Lucilla Teoh went to great lengths to be an international volunteer: physical training on an island with strangers, dealing with folks who didn’t think much of her efforts, a brush with death, and perhaps scariest of all, an encounter with a spiky nemesis.
Lucilla’s late father had encouraged her to sign up when the Singapore International Foundation (SIF) first made its call for Singaporeans to volunteer abroad in 1991.
She was adamant she wouldn’t be selected. Her father thought otherwise. “This is for you, it’s so you,” she recalls him saying.
So confident was he that he challenged her to eat durians - which she hated - if she got selected. So it was a bitter sweet moment when she found out she had been selected and would have to confront her thorny foe.
Lucilla, says her father not only believed in her and encouraged her, but also passed on his “if I can help, I will” philosophy.
Pioneer
To prepare for the one-year assignment as part of the SIF’s pioneer batch of overseas volunteers, she went through six months of training, including a series of language lessons and a trip to Pulau Ubin where she had to clear obstacles, spend a night on a deserted isle and dig her own toilet, to bond with the other volunteers.
Sent to teach English to children from shanty towns in Colombo who were being helped by local NGO Sevanatha (shelter, in Sinhalese), she faced a variety of challenges.
Not only did she have to grapple with cultural differences, she also had to contend with country-wide disturbances caused by the war the government was fighting against the Liberation Tigers of Tamil Eelam (LTTE), which was seeking to establish an independent Tamil state.
One of the LTTE’s tactics was to use suicide bombers to assassinate political figures, often causing heavy civilian casualties as well.
War and resistance
And it was such an attack that Lucilla narrowly missed on 1 May 1993.
She was on her way home to change before attending a speech by the then Sri Lankan president, Ranasinghe Premadasa, when she noticed soldiers on the streets and helicopters circling above.
When she reached home, her landlady told her “all communications had been cut”.
Right then, she had a feeling that the president had been killed, a hunch later confirmed by a BBC radio bulletin.
The attack intensified the war, which went on from 1983-2009, and Lucilla could have suspended her assignment and returned to Singapore, but she chose to stay.
“Why should I have come home?” she says, adding that she was “seeing history being created” and felt Sri Lanka was “the place to be” – the English teacher also a student of history.
She did, however, assure her family members that she would “start packing” if she thought she couldn’t handle it anymore.
Aside from the war, she encountered resistance of another kind: older Sri Lankans who did not see the value of her teaching their children English, because they had been able to get by without learning the language.
“In one community they kept cancelling classes and not giving me a proper room,” she says.
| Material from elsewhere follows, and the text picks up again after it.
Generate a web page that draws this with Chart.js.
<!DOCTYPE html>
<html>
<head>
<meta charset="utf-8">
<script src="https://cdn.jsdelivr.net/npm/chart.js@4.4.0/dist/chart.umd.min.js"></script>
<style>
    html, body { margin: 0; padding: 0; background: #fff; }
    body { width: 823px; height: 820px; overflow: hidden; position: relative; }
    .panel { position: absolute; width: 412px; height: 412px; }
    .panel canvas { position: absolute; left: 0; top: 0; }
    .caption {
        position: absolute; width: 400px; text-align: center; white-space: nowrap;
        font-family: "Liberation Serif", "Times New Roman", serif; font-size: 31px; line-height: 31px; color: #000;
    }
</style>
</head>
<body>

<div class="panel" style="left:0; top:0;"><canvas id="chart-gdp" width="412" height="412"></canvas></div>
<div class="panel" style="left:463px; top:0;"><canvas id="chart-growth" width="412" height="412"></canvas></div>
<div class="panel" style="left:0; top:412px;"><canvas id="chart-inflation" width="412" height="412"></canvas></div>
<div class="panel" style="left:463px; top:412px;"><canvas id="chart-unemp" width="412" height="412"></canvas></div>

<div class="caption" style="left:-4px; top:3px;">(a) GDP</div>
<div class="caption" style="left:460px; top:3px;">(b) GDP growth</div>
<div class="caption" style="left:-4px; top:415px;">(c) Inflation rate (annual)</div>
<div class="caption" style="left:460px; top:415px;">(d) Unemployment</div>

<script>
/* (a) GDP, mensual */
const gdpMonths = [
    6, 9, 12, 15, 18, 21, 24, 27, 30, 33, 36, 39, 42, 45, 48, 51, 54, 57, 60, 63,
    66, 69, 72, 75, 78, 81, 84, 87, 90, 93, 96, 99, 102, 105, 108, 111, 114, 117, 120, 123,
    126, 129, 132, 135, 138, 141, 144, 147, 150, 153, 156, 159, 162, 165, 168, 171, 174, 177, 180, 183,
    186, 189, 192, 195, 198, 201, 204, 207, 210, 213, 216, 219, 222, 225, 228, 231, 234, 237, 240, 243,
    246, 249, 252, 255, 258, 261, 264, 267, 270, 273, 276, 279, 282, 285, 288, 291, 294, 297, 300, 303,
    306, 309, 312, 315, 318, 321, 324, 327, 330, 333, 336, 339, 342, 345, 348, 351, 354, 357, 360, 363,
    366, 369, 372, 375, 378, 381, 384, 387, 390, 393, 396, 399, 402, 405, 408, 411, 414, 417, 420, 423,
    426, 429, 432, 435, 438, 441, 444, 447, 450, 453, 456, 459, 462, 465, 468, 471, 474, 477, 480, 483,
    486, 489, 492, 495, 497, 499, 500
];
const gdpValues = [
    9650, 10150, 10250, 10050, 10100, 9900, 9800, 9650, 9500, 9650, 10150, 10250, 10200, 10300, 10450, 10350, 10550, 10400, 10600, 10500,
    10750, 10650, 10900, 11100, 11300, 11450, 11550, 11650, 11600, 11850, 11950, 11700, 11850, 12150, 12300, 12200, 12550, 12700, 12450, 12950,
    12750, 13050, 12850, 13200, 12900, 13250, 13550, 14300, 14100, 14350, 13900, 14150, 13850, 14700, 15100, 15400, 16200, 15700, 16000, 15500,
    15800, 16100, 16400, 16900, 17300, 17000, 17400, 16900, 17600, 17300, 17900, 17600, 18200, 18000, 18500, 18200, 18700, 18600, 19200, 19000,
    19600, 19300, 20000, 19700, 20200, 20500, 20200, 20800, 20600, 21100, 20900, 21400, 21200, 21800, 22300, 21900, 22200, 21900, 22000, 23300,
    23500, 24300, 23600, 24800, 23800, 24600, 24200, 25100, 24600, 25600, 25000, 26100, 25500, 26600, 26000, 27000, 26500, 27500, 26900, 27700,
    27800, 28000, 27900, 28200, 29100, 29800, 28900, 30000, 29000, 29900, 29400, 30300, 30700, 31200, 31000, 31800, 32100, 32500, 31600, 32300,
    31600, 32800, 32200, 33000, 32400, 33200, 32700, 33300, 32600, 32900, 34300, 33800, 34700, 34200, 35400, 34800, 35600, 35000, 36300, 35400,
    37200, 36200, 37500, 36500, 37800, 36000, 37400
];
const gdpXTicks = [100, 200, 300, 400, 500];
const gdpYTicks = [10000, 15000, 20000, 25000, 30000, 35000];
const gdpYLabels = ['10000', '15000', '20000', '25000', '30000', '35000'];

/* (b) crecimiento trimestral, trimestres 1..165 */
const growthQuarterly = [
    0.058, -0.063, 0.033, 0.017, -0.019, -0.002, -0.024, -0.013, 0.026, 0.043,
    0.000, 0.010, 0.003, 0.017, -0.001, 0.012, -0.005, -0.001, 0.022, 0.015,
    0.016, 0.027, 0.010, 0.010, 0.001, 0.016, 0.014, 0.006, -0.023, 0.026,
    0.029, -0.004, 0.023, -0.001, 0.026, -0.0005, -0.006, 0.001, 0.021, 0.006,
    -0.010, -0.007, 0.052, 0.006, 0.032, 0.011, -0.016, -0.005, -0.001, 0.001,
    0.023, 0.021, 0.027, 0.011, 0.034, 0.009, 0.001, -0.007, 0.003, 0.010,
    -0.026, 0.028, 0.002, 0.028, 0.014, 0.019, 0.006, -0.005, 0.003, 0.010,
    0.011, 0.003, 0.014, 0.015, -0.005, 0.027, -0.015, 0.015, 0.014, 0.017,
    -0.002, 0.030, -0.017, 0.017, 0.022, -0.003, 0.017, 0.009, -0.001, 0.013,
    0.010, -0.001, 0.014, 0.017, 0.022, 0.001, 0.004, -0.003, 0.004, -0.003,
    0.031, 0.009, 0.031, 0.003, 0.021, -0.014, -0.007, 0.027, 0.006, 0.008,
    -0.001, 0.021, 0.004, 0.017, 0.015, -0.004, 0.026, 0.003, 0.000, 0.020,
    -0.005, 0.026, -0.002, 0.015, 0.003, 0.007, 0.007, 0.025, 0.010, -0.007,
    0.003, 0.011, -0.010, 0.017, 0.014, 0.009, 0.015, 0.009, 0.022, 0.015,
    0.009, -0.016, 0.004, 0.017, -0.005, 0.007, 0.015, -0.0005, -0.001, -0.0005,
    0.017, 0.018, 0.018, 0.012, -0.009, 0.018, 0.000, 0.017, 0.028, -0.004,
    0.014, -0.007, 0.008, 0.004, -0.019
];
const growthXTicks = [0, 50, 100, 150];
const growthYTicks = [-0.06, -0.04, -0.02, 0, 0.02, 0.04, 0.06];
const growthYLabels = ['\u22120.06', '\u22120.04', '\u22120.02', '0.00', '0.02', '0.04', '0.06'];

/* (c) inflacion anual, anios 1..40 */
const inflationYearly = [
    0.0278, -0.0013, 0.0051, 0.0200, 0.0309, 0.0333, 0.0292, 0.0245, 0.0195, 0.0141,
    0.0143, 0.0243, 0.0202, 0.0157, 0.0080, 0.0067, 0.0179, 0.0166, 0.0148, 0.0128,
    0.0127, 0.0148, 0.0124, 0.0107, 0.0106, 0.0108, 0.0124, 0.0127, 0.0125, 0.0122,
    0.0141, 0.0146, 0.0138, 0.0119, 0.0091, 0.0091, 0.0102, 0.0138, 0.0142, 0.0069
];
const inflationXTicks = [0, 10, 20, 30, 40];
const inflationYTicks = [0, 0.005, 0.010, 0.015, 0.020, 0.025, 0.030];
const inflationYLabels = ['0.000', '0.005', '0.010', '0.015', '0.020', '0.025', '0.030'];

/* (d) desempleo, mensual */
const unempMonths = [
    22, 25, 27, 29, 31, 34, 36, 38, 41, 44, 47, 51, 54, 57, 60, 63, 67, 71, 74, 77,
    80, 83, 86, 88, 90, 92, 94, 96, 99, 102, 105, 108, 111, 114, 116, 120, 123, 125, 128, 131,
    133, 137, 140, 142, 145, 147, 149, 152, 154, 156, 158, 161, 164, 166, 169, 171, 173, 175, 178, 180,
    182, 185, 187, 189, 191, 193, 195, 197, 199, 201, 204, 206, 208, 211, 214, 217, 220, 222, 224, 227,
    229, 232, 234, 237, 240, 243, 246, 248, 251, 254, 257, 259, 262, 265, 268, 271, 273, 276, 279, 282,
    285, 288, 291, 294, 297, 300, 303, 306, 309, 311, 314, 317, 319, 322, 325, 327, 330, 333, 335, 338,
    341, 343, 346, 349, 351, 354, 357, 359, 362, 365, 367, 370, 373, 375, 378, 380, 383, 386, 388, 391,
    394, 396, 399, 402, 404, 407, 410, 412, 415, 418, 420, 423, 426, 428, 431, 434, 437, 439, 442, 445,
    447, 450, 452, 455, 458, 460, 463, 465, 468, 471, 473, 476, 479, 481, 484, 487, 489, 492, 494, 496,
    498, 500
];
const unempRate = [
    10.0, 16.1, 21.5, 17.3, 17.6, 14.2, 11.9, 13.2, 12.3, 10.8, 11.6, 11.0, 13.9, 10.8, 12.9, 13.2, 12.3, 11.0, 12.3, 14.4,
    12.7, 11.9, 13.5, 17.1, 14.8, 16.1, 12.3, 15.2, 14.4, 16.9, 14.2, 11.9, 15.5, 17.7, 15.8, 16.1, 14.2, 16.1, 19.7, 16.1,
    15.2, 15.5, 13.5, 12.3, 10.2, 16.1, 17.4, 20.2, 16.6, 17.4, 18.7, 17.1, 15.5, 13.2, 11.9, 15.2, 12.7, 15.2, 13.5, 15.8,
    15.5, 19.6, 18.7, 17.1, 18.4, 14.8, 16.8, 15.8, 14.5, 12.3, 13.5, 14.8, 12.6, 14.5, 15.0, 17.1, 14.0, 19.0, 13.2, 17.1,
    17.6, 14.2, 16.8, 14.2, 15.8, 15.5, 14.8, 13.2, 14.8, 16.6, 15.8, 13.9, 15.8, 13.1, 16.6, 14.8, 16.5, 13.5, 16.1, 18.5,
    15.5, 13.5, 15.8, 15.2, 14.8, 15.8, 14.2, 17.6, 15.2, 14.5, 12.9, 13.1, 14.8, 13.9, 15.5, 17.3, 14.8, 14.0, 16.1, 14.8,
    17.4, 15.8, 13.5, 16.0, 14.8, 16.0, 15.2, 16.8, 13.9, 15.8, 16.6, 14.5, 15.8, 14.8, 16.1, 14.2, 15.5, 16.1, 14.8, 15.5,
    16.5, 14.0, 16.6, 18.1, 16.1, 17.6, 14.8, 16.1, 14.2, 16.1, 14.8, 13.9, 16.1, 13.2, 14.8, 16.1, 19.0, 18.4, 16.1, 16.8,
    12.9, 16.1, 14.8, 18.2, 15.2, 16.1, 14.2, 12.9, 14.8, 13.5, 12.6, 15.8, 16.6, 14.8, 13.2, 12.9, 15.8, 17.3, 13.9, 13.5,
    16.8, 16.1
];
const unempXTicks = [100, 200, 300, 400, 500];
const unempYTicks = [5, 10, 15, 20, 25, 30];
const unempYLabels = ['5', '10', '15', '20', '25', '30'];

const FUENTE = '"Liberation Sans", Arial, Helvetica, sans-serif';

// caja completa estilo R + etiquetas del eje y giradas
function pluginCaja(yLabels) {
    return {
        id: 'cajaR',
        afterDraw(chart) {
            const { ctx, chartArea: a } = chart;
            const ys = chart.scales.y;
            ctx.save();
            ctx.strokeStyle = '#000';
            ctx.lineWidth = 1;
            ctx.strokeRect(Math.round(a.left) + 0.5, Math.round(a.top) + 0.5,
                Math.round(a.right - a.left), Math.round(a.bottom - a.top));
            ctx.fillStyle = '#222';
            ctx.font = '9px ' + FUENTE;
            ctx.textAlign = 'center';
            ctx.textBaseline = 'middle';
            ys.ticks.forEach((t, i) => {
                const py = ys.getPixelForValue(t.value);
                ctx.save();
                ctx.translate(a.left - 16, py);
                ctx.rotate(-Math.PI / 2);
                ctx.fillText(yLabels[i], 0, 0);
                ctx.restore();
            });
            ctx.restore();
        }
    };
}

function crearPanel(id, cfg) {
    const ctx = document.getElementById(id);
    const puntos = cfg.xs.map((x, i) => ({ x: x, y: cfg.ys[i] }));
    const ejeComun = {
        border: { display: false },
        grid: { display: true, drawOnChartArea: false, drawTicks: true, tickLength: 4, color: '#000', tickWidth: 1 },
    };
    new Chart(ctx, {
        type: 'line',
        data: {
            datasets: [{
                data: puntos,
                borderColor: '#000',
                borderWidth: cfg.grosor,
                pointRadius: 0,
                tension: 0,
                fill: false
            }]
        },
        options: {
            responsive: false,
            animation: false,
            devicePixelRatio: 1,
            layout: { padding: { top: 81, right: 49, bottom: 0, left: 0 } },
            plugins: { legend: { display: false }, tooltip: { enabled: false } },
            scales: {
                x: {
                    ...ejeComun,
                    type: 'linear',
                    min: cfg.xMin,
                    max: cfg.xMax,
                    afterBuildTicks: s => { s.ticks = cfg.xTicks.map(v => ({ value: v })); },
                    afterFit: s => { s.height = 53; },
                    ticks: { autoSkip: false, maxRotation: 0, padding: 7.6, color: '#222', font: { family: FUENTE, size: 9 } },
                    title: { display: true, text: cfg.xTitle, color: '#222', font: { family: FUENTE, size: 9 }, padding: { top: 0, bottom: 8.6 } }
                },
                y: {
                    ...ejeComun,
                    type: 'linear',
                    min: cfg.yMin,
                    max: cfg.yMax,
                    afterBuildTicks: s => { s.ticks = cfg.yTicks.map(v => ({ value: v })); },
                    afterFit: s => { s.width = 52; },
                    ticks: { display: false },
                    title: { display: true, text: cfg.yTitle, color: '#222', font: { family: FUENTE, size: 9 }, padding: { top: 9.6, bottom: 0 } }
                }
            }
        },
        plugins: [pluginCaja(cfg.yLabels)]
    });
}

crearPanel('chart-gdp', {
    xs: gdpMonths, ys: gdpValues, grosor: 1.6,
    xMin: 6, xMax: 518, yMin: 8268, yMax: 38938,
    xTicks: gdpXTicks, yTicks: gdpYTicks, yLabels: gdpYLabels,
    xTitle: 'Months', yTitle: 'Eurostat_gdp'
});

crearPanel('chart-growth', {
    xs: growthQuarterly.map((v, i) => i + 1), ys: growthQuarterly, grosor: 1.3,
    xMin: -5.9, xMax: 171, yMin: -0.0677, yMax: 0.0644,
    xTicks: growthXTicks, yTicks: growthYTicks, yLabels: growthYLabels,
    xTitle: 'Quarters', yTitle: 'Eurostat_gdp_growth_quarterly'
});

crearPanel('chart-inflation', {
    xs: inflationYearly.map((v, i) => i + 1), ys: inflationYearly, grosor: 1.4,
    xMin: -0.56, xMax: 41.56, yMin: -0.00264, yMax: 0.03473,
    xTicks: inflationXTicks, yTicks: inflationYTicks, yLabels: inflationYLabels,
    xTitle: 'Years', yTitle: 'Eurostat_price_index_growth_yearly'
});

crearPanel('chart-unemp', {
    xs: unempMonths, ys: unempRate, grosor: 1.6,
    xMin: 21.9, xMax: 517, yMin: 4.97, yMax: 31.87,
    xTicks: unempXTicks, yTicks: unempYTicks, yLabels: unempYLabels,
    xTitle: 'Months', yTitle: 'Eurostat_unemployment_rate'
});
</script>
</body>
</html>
But she did not give up, and managed to convince the leaders of that community to give her a room to teach the children in. Though it was only a storeroom, it was a permanent place, and that was enough for her.
“For me, international volunteerism is something for you to have a chance at a certain point in history to help a country along in her journey,” she says.
Not done yet
Now the corporate communications director for the Anglican Church in Singapore, Lucilla feels her volunteer experience renewed her commitment to education: to want “to teach and to teach well”.
And 20 years after she first volunteered with SIF, the 49-year-old shows no sign of slowing down.
Inspired to help children in less developed communities “so that they will be able to get on in their lives”, she pursued a master’s degree in theatre so she could create theatre programmes for such children.
“This is a dream and passion that has yet to come to pass fully. We'll see how things go. I still have some steam left.”